Yesterday in the IRC channel someone asked if there was a way to count the number of times each unique word appears in a string. While it was obvious that this could be done manually (see below), no one knew of a more elegant solution. Can anyone think of one? Here is the solution I used and it definitely falls into the "manual" (and probably slow) category.

First I made my string:

<cfsavecontent variable="string"> This is a paragraph with some text in it. Certain words will be repeated, and other words will not be repeated. The question is though, how much can I write before I begin to sound like a complete and utter idiot.

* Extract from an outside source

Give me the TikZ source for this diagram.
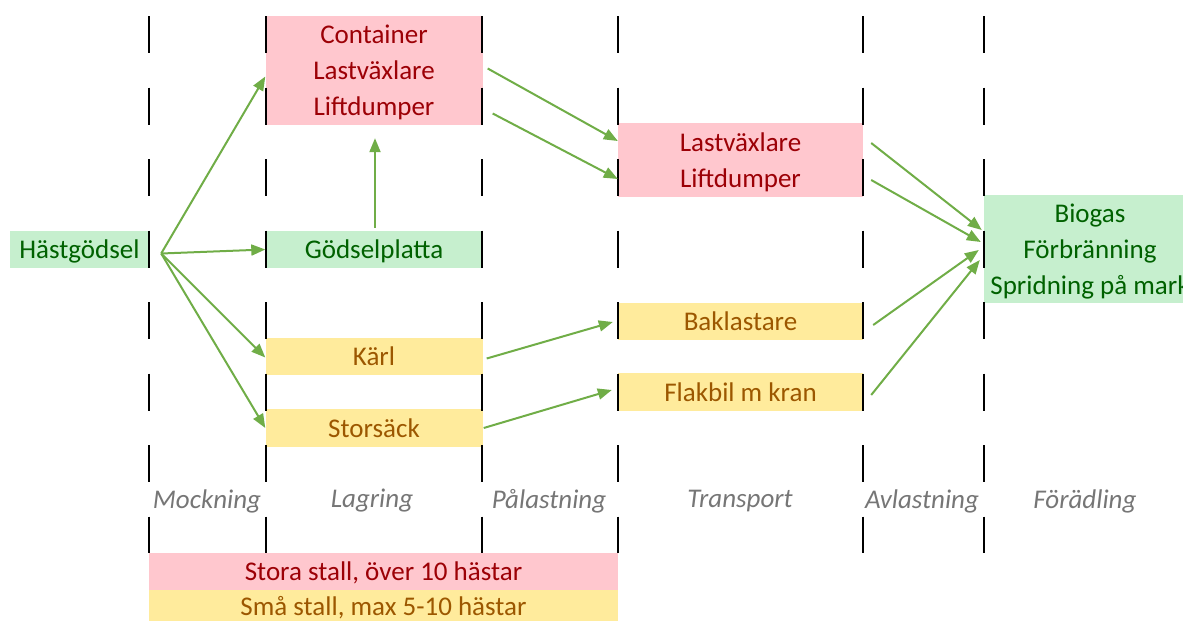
\documentclass[tikz,border=0pt]{standalone}
\usepackage{fontspec}
\setmainfont{Carlito}
\usetikzlibrary{arrows.meta,positioning,calc}

\definecolor{badfill}{RGB}{255,199,206}
\definecolor{badtext}{RGB}{156,0,6}
\definecolor{goodfill}{RGB}{198,239,206}
\definecolor{goodtext}{RGB}{0,97,0}
\definecolor{neutfill}{RGB}{255,235,156}
\definecolor{neuttext}{RGB}{156,87,0}
\definecolor{flowgreen}{RGB}{112,173,71}
\definecolor{labgray}{RGB}{118,118,118}

\tikzset{
  cell/.style={inner sep=0pt, align=center, text depth=0pt, font={\fontsize{27}{35.8}\selectfont}},
  large/.style={cell, fill=badfill, text=badtext},
  good/.style={cell, fill=goodfill, text=goodtext},
  small/.style={cell, fill=neutfill, text=neuttext},
  phase/.style={inner sep=0pt, text=labgray, font={\fontsize{27}{30}\selectfont\itshape}},
  colline/.style={line width=2pt, dash pattern=on 37pt off 34.5pt},
  flow/.style={draw=flowgreen, line width=2pt, -{Triangle[length=14pt,width=11pt]}}
}

\begin{document}
\begin{tikzpicture}[x=1pt,y=-1pt]
\useasboundingbox (0,0) rectangle (1183,621);
% boxes
\node[good, minimum width=139, minimum height=37] (hast) at (79.5,249.5) {Hästgödsel};
\node[large, minimum width=217, minimum height=109] (cont) at (374,70.5) {Container\\Lastväxlare\\Liftdumper};
\node[good, minimum width=217, minimum height=37] (godsel) at (374,249.5) {Gödselplatta};
\node[small, minimum width=217, minimum height=37] (karl) at (374,356.5) {Kärl};
\node[small, minimum width=217, minimum height=38] (sack) at (374,428) {Storsäck};
\node[large, minimum width=245, minimum height=74] (tpink) at (740.5,160) {Lastväxlare\\Liftdumper};
\node[small, minimum width=245, minimum height=37] (bak) at (740.5,321) {Baklastare};
\node[small, minimum width=245, minimum height=38] (flak) at (740.5,392) {Flakbil m kran};
\node[good, minimum width=212, minimum height=108] (bio) at (1090,249) {Biogas\\Förbränning\\Spridning på mark};
% legend
\node[large, minimum width=469, minimum height=37] (legbig) at (383.5,571.5) {Stora stall, över 10 hästar};
\node[small, minimum width=469, minimum height=31, below=0pt of legbig] (legsmall) {Små stall, max 5-10 hästar};
% phase lines and names
\foreach \x in {149,266,482,618,863,984}
  \draw[colline] (\x,16) -- (\x,553);
\foreach \x/\t [count=\i] in {207/Mockning,372/Lagring,549/Pålastning,740/Transport,922/Avlastning,1085/Förädling}
  \node[phase] (phase\i) at (\x,501) {\t};
% flows
\coordinate (hs) at ([shift={(12,4)}]hast.east);
\draw[flow] (hs) -- ([shift={(0,6)}]cont.west);
\draw[flow] (hs) -- (godsel.west);
\draw[flow] (hs) -- ([shift={(0,1)}]karl.west);
\draw[flow] (hs) -- (sack.west);
\draw[flow] ([shift={(1,-3)}]godsel.north) -- ([shift={(1,13)}]cont.south);
\draw[flow] ([shift={(5,-2)}]cont.east) -- ([shift={(0,-19)}]tpink.west);
\draw[flow] ([shift={(10,43)}]cont.east) -- ([shift={(0,19)}]tpink.west);
\draw[flow] ([shift={(4,2)}]karl.east) -- ([shift={(-5,1)}]bak.west);
\draw[flow] ([shift={(1,0)}]sack.east) -- ([shift={(-6,-2)}]flak.west);
\draw[flow] ([shift={(8,-17)}]tpink.east) -- ([shift={(-2,-19)}]bio.west);
\draw[flow] ([shift={(8,20)}]tpink.east) -- ([shift={(-3,-7)}]bio.west);
\draw[flow] ([shift={(10,4)}]bak.east) -- ([shift={(-5,1)}]bio.west);
\draw[flow] ([shift={(8,3)}]flak.east) -- ([shift={(-4,11)}]bio.west);
\end{tikzpicture}
\end{document}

Let's call that the "Paris Point". At the Paris Point, any further words sound like gibberish and are completely worthless. </cfsavecontent>

I then used some regex to get an array of words:

<cfset words = reMatch("[[:word:]]+", string)>

Next I created a structure:

<cfset wordCount = structNew()>

And then looped over the array and inserted the words into the structure:

<cfloop index="word" array="#words#"> <cfif structKeyExists(wordCount, word)> <cfset wordCount[word]++> <cfelse> <cfset wordCount[word] = 1> </cfif> </cfloop>

Note that this will be inherently case-insenstive, which I think is a good thing. At this point we are done, but I added some display code as well:

<cfset sorted = structSort(wordCount, "numeric", "desc")>

<table border="1" width="400"> <tr> <th width="50%">Word</th> <th>Count</th> </tr>

<cfloop index="word" array="#sorted#"> <cfoutput> <tr> <td>#word#</td> <td>#wordCount[word]#</td> </tr> </cfoutput> </cfloop>